To do this, the researchers created mock-ups featuring various techniques the AI system might use to explain its diagnoses, including a method that highlighted key visual features of throat images and one that provided examples of images that the system had already analyzed and accurately diagnosed as either strep or not.

They then had primary care and emergency medicine providers review the mock-ups, measuring the providers’ agreement with CurieDx’s resulting diagnostic recommendations, the clinicians’ perceived trust in the system, and how the explanations for those decisions influenced the providers’ ultimate diagnostic recommendations.

“We found that explaining by example was the most promising method of explainable AI in this instance,” said team member and lead author Catalina Gomez, a PhD student in the Department of Computer Science.

The researchers theorized that this type of explanation was the most successful because it most closely mirrors human clinical reasoning, which involves incorporating prior experience in the analysis of a patient’s condition.

“This kind of explanation improved the accuracy of the clinicians’ decisions. The providers also trusted the AI-generated predictions just as much as they trusted the diagnoses produced by their customary clinical prediction rule, which acted as our baseline,” says Gomez.

Even so, the clinicians in the study often felt it was necessary to ask patients diagnosed remotely to visit the clinic for a follow-up.

“This opens the dialogue to examine clinical workflows that incorporate AI screening tools,” says Canares, noting the complexity of factors that contributes to medical decision-making, including patients’ risk factors, clinical protocols, and professional guidelines.

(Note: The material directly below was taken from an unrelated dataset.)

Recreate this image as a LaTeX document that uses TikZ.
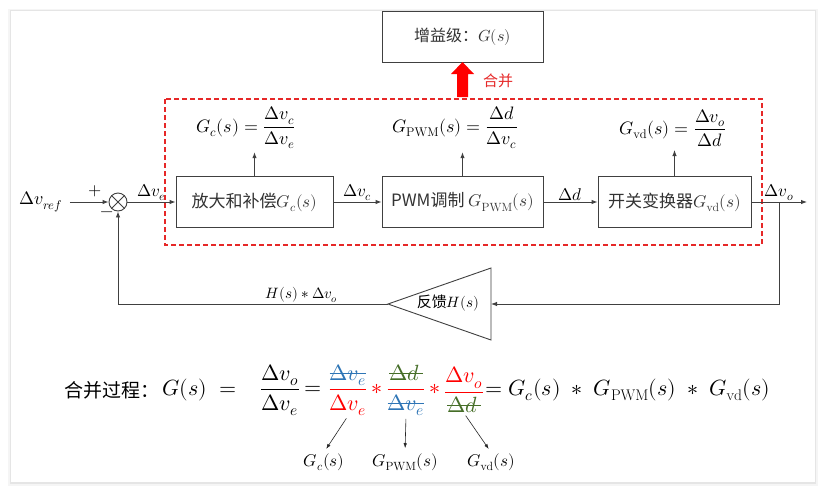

The team plans to continue exploring explainable AI methods to help users better understand how AI-powered systems work and further enhance user trust in those systems.

In the meantime, this research is helping CurieDx promote explainability, increase trust, and hopefully provide a little ease of mind to patients at home with a sore throat.

Additional co-authors of this work include Brittany-Lee Smith, A&S ’22 (MS), and Alisa Zayas, Med ’23 (MS). This work was supported by the Bisciotti Foundation Translational Fund at the Johns Hopkins University.